Collected data entries:
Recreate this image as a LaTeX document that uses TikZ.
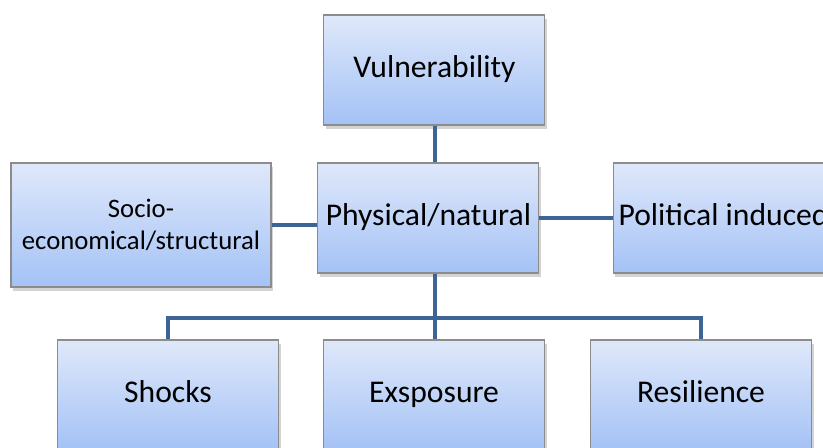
\documentclass[tikz,border=0pt]{standalone}
\usepackage{fontspec}
\setmainfont{Carlito}
\usepackage{tikz}
\usetikzlibrary{shadows}
\definecolor{boxTop}{RGB}{223,232,250}
\definecolor{boxBottom}{RGB}{164,194,246}
\definecolor{boxLine}{RGB}{140,140,140}
\definecolor{linkBlue}{RGB}{62,100,150}
\tikzset{
  every picture/.style={font={\fontsize{22.5}{27}\selectfont}}}

\begin{document}
\begin{tikzpicture}[
    riskBox/.style={
      draw=boxLine, line width=0.8pt,
      top color=boxTop, bottom color=boxBottom,
      align=center,
      minimum width=5.525cm,
      minimum height=2.75cm,
      drop shadow={shadow xshift=1.5pt, shadow yshift=-2.5pt, opacity=0.35}},
    oneLine/.style={riskBox, text height=1.05em, text depth=0em},
    link/.style={draw=linkBlue, line width=3.5pt}]

    \clip (0, 0) rectangle (20.575, 11.2);

    \node[oneLine] (vuln) at (10.86, 9.45) {Vulnerability};
    \node[oneLine] (phys) at (10.71, 5.75) {Physical/natural};
    \node[riskBox, minimum width=6.5cm, minimum height=3.1cm,
          font={\fontsize{19}{22.8}\selectfont}] (socio) at (3.525, 5.575)
      {Socio-\\economical/structural};
    \node[oneLine] (polit) at (18.09, 5.75) {Political induced};

    \node[oneLine] (shocks) at (4.2, 1.325) {Shocks};
    \node[oneLine] (expo) at (10.85, 1.325) {Exsposure};
    \node[oneLine] (resil) at (17.525, 1.325) {Resilience};

    % links
    \coordinate (bar) at (10.875, 3.25);
    \path[link] (vuln.south -| bar) -- (phys.north -| bar);
    \path[link] (socio.east) -- (socio.east -| phys.west);
    \path[link] (phys.east) -- (polit.west);
    \path[link] (phys.south -| bar) -- (bar);
    \path[link] (shocks.north) |- (bar) -| (resil.north);
    \path[link] (bar) -- (expo.north -| bar);
  \end{tikzpicture}
\end{document}
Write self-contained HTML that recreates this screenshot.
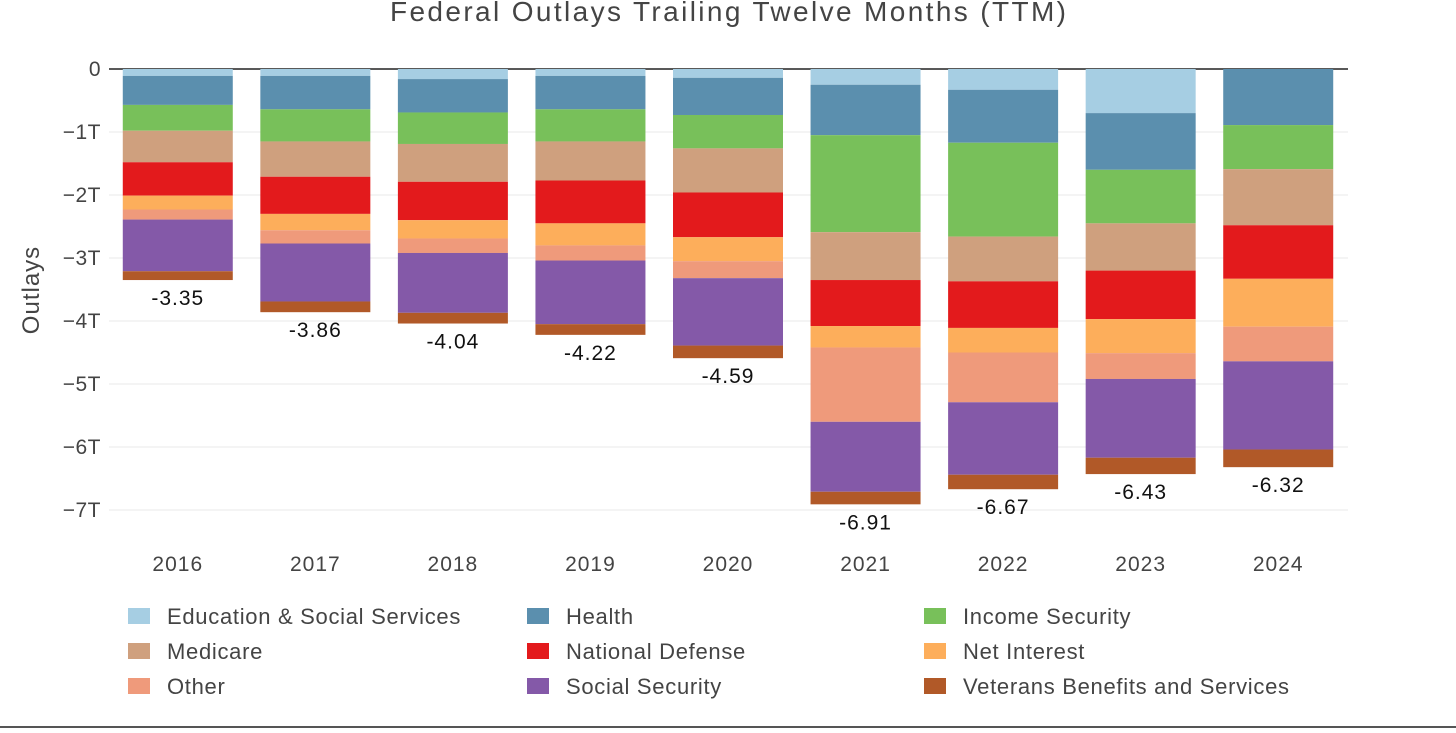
<!DOCTYPE html>
<html><head><meta charset="utf-8">
<style>
html,body{margin:0;padding:0;background:#fff;}
body{width:1456px;height:728px;overflow:hidden;font-family:"Liberation Sans",sans-serif;}
</style></head>
<body>
<svg id="chart" width="1456" height="728" xmlns="http://www.w3.org/2000/svg" font-family="Liberation Sans, sans-serif">
<text x="728" y="21" text-anchor="middle" font-size="28" fill="#444" textLength="676" lengthAdjust="spacing">Federal Outlays Trailing Twelve Months (TTM)</text>
<text transform="translate(39,290) rotate(-90)" text-anchor="middle" font-size="24" fill="#444" letter-spacing="1">Outlays</text>
<g id="grid"></g>
<g id="bars"></g>
<g id="labels"></g>
<g id="legend"></g>
<line x1="0" y1="727" x2="1456" y2="727" stroke="#555" stroke-width="2"/>
</svg>
<script>
const categories = ["2016","2017","2018","2019","2020","2021","2022","2023","2024"];
const seriesNames = ["Education & Social Services","Health","Income Security","Medicare","National Defense","Net Interest","Other","Social Security","Veterans Benefits and Services"];
const seriesColors = ["#a6cee3","#5b8fae","#78c05a","#cfa07e","#e31a1c","#fdae5b","#ef9a7b","#8459a8","#b15928"];
const education = [0.11,0.11,0.16,0.11,0.14,0.25,0.33,0.70,0.00];
const health = [0.46,0.53,0.53,0.53,0.59,0.80,0.84,0.90,0.89];
const incomeSecurity = [0.41,0.51,0.50,0.51,0.53,1.54,1.49,0.85,0.70];
const medicare = [0.50,0.56,0.60,0.62,0.70,0.76,0.71,0.75,0.89];
const defense = [0.53,0.59,0.61,0.68,0.71,0.73,0.74,0.77,0.85];
const netInterest = [0.22,0.26,0.29,0.35,0.38,0.34,0.39,0.54,0.76];
const other = [0.16,0.21,0.23,0.24,0.27,1.18,0.79,0.41,0.55];
const socialSecurity = [0.82,0.92,0.95,1.01,1.07,1.11,1.15,1.25,1.40];
const veterans = [0.14,0.17,0.17,0.17,0.20,0.20,0.23,0.26,0.28];
const totals = ["-3.35","-3.86","-4.04","-4.22","-4.59","-6.91","-6.67","-6.43","-6.32"];
const yTicks = [0,-1,-2,-3,-4,-5,-6,-7];
const yTickLabels = ["0","\u22121T","\u22122T","\u22123T","\u22124T","\u22125T","\u22126T","\u22127T"];

const NS="http://www.w3.org/2000/svg";
const series=[education,health,incomeSecurity,medicare,defense,netInterest,other,socialSecurity,veterans];
const plotL=109, plotR=1347, y0=69, pxPerT=63;
const band=(plotR-plotL)/categories.length, barW=110;
function yScale(v){return y0 - v*pxPerT;}
function xCenter(i){return plotL+band*(i+0.5);}
function mk(tag,attrs,parent){const e=document.createElementNS(NS,tag);for(const k in attrs)e.setAttribute(k,attrs[k]);parent.appendChild(e);return e;}
const grid=document.getElementById('grid');
yTicks.forEach((t,i)=>{
  const y=yScale(t);
  const l=mk('line',{x1:plotL,x2:plotR+1,y1:y,y2:y,stroke:t===0?'#222':'#e8e8e8','stroke-width':t===0?1.5:1},grid);
  
  
  const tx=mk('text',{x:101,y:y+7,'text-anchor':'end','font-size':21,fill:'#444','letter-spacing':0.5},grid);
  tx.textContent=yTickLabels[i];
  
  
});
const bars=document.getElementById('bars'), labels=document.getElementById('labels');
categories.forEach((c,i)=>{
  let cum=0;
  const cx=xCenter(i);
  series.forEach((s,j)=>{
    const top=yScale(-cum); cum+=s[i]; const bot=yScale(-cum);
    const r=mk('rect',{x:cx-barW/2,y:top,width:barW,height:Math.max(0,bot-top),fill:seriesColors[j]},bars);
    
    
  });
  const t=mk('text',{x:cx,y:yScale(-cum)+25,'text-anchor':'middle','font-size':21,fill:'#111','letter-spacing':1},labels);
  t.textContent=totals[i];
  
  
  const xl=mk('text',{x:cx,y:571,'text-anchor':'middle','font-size':21,fill:'#444','letter-spacing':1},labels);
  xl.textContent=c;
  
  
});
const legend=document.getElementById('legend');
const colX=[128,527,924], rowY=[616,651,686];
seriesNames.forEach((n,k)=>{
  const x=colX[k%3], y=rowY[Math.floor(k/3)];
  const g=mk('g',{},legend);
  
  
  mk('rect',{x:x,y:y-8,width:22,height:16,fill:seriesColors[k]},g);
  const t=mk('text',{x:x+39,y:y+8,'font-size':22,fill:'#444','letter-spacing':0.7},g);
  t.textContent=n;
});
</script>
</body></html>
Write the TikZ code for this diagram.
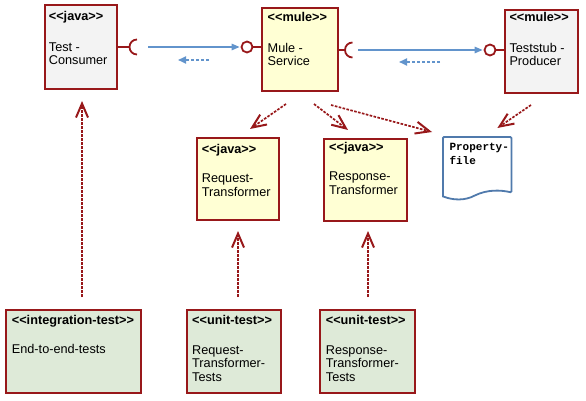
\documentclass[tikz,border=0pt]{standalone}
\usepackage{fontspec}
\setmainfont{Liberation Sans}
\newfontfamily\pfmono{Liberation Mono}
\usetikzlibrary{arrows.meta,calc}
\newcommand\stl{<\kern0pt<}
\newcommand\stg{>\kern0pt>}
\definecolor{bord}{RGB}{152,24,26}
\definecolor{grayfill}{RGB}{243,243,243}
\definecolor{yelfill}{RGB}{255,255,212}
\definecolor{grnfill}{RGB}{222,234,216}
\definecolor{ifblue}{RGB}{98,148,204}
\definecolor{docblue}{RGB}{80,122,172}
\tikzset{
  comp/.style={draw=bord, line width=2pt, rectangle, inner sep=0pt, anchor=north west},
  graybox/.style={comp, fill=grayfill},
  yelbox/.style={comp, fill=yelfill},
  grnbox/.style={comp, fill=grnfill},
  stereo/.style={anchor=base west, inner sep=0pt, font=\bfseries\fontsize{12.7}{14}\selectfont},
  txt/.style={anchor=base west, inner sep=0pt, font=\fontsize{12.7}{14}\selectfont},
  mtxt/.style={anchor=base west, inner sep=0pt, font=\pfmono\bfseries\fontsize{11}{13}\selectfont},
  dep/.style={draw=bord, line width=1.7pt, dash pattern=on 2.6pt off 1.4pt, -{Straight Barb[length=14pt,width=12pt,line width=2pt]}},
  call/.style={draw=ifblue, line width=1.4pt, -{Triangle[length=8pt,width=6.5pt]}},
  ret/.style={draw=ifblue, line width=1.8pt, dash pattern=on 3pt off 2pt, -{Triangle[length=8pt,width=7pt]}},
  lolli/.style={circle, draw=bord, line width=1.8pt, fill=white, minimum size=11pt, inner sep=0pt},
  ifline/.style={draw=bord, line width=1.8pt}
}
\begin{document}
\begin{tikzpicture}[x=1pt,y=-1pt]
\useasboundingbox (0,0) rectangle (586,401);

% components
\node[graybox, minimum width=72pt, minimum height=84pt] (tc) at (44,4) {};
\node[yelbox, minimum width=76pt, minimum height=83pt] (ms) at (261,7) {};
\node[graybox, minimum width=73pt, minimum height=83pt] (tp) at (504,9) {};
\node[yelbox, minimum width=82pt, minimum height=82pt] (rq) at (196,137) {};
\node[yelbox, minimum width=83pt, minimum height=82pt] (rs) at (323,138) {};
\node[grnbox, minimum width=135pt, minimum height=83pt] (et) at (5,309) {};
\node[grnbox, minimum width=94pt, minimum height=83pt] (rqt) at (186,309) {};
\node[grnbox, minimum width=95pt, minimum height=83pt] (rst) at (319,309) {};

% texts
\node[stereo] (tc1) at ($(tc.north west)+(4.7,16.6)$) {\stl java\stg};
\node[txt] (tc2) at ($(tc.north west)+(4.7,47.5)$) {Test -};
\node[txt] (tc3) at ($(tc.north west)+(4.7,61)$) {Consumer};

\node[stereo] (ms1) at ($(ms.north west)+(6.5,14.8)$) {\stl mule\stg};
\node[txt] (ms2) at ($(ms.north west)+(6.5,45.2)$) {Mule -};
\node[txt] (ms3) at ($(ms.north west)+(6.5,58.7)$) {Service};

\node[stereo] (tp1) at ($(tp.north west)+(5.3,13)$) {\stl mule\stg};
\node[txt] (tp2) at ($(tp.north west)+(5.3,43.3)$) {Teststub -};
\node[txt] (tp3) at ($(tp.north west)+(5.3,56.7)$) {Producer};

\node[stereo] (rq1) at ($(rq.north west)+(5.7,16.3)$) {\stl java\stg};
\node[txt] (rq2) at ($(rq.north west)+(5.7,45.5)$) {Request-};
\node[txt] (rq3) at ($(rq.north west)+(5.7,59)$) {Transformer};

\node[stereo] (rs1) at ($(rs.north west)+(6,13)$) {\stl java\stg};
\node[txt] (rs2) at ($(rs.north west)+(6,42.7)$) {Response-};
\node[txt] (rs3) at ($(rs.north west)+(6,56.5)$) {Transformer};

\node[stereo] (et1) at ($(et.north west)+(6.7,15.3)$) {\stl integration-test\stg};
\node[txt] (et2) at ($(et.north west)+(6.7,44.3)$) {End-to-end-tests};

\node[stereo] (rqt1) at ($(rqt.north west)+(6,15.3)$) {\stl unit-test\stg};
\node[txt] (rqt2) at ($(rqt.north west)+(6,45)$) {Request-};
\node[txt] (rqt3) at ($(rqt.north west)+(6,58.7)$) {Transformer-};
\node[txt] (rqt4) at ($(rqt.north west)+(6,72.5)$) {Tests};

\node[stereo] (rst1) at ($(rst.north west)+(6.7,15.3)$) {\stl unit-test\stg};
\node[txt] (rst2) at ($(rst.north west)+(6.7,45)$) {Response-};
\node[txt] (rst3) at ($(rst.north west)+(6.7,58.7)$) {Transformer-};
\node[txt] (rst4) at ($(rst.north west)+(6.7,72.5)$) {Tests};

% property file (document shape)
\node[minimum width=68pt, minimum height=55pt, inner sep=0pt, anchor=north west] (pf) at (443,137) {};
\draw[docblue, line width=1.8pt, fill=white, rounded corners=1pt]
  (pf.south west) -- (pf.north west) -- (pf.north east) -- (pf.south east)
  [sharp corners] .. controls ($(pf.south east)+(-11,-2.5)$) and ($(pf.south east)+(-24,-3)$) .. ($(pf.south west)+(32,3)$)
  .. controls ($(pf.south west)+(22,8.5)$) and ($(pf.south west)+(10,8)$) .. ($(pf.south west)+(0,4)$) -- cycle;
\node[mtxt] (pf1) at ($(pf.north west)+(6.3,13.7)$) {Property-};
\node[mtxt] (pf2) at ($(pf.north west)+(6.3,27.3)$) {file};

% interfaces
\coordinate (tcs) at ($(tc.north east)+(0,43)$);
\draw[ifline] (tcs) -- ++(11.5,0);
\draw[ifline] ($(tcs)+(19,7.5)$) arc[start angle=90, end angle=270, radius=7.5];
\node[lolli] (msl) at ($(ms.north west)+(-14,40)$) {};
\draw[ifline] (msl.east) -- (msl.east -| ms.west);

\coordinate (mss) at ($(ms.north east)+(0,43)$);
\draw[ifline] (mss) -- ++(6,0);
\draw[ifline] ($(mss)+(13.5,7.5)$) arc[start angle=90, end angle=270, radius=7.5];
\node[lolli] (tpl) at ($(tp.north west)+(-14,41)$) {};
\draw[ifline] (tpl.east) -- (tpl.east -| tp.west);

% calls and returns
\draw[call] ($(tcs)+(30,0)$) -- ($(msl.west)+(-1,0)$);
\draw[ret] ($(tcs)+(91,13)$) -- ($(tcs)+(60,13)$);
\draw[call] ($(mss)+(19,0)$) -- ($(tpl.west)+(-1,0)$);
\draw[ret] ($(mss)+(101,12)$) -- ($(mss)+(60,12)$);

% dependencies
\draw[dep] ($(et.north -| tc.south)+(1,-12)$) -- ($(tc.south)+(1,11)$);
\draw[dep] ($(rqt.north -| rq.south)+(0,-12)$) -- ($(rq.south)+(0,10)$);
\draw[dep] ($(rst.north)+(0.5,-12)$) -- ($(rst.north |- rs.south)+(0.5,9)$);
\draw[dep] ($(ms.south)+(-14,12)$) -- ($(rq.north)+(12,-8)$);
\draw[dep] ($(ms.south)+(14,12)$) -- ($(rs.north)+(-17.5,-8)$);
\draw[dep] ($(ms.south)+(31,13)$) -- ($(pf.north west)+(-11,-5)$);
\draw[dep] ($(tp.south)+(-10.5,11)$) -- ($(pf.north east)+(-14,-9)$);
\end{tikzpicture}
\end{document}
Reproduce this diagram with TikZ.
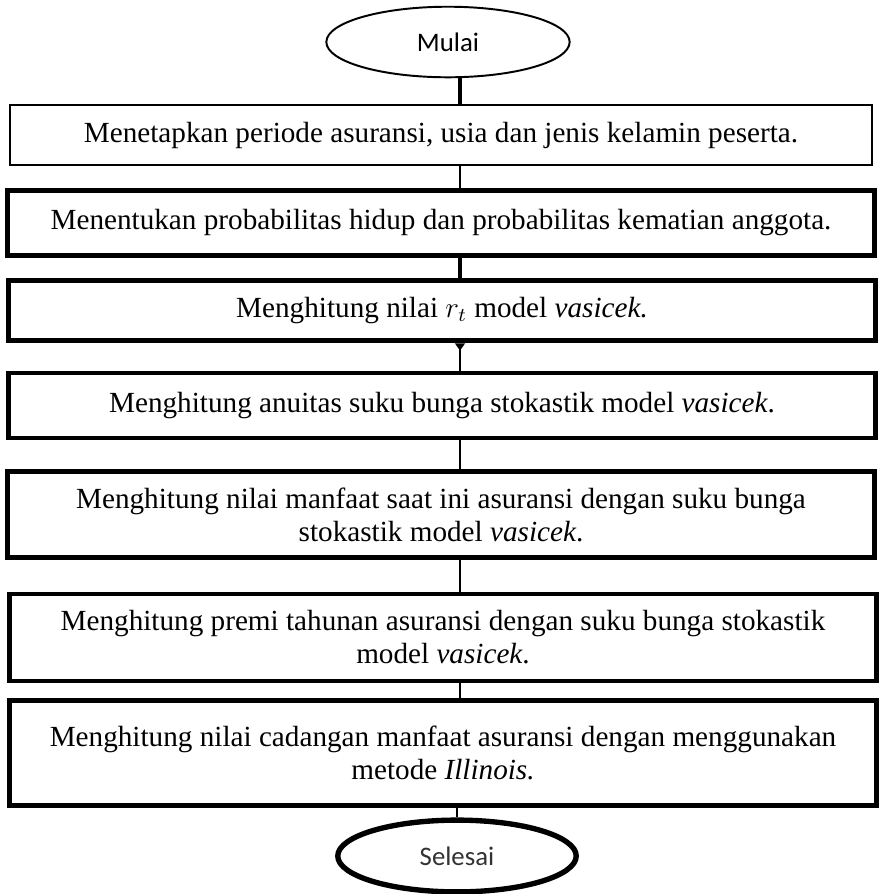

WHAT NEEDS TO BE DONE:
Leave out every line without the string "that" and copy the rest.

THE OUTPUT:
Recreate this image as a LaTeX document that uses TikZ.
Write self-contained HTML that recreates this screenshot.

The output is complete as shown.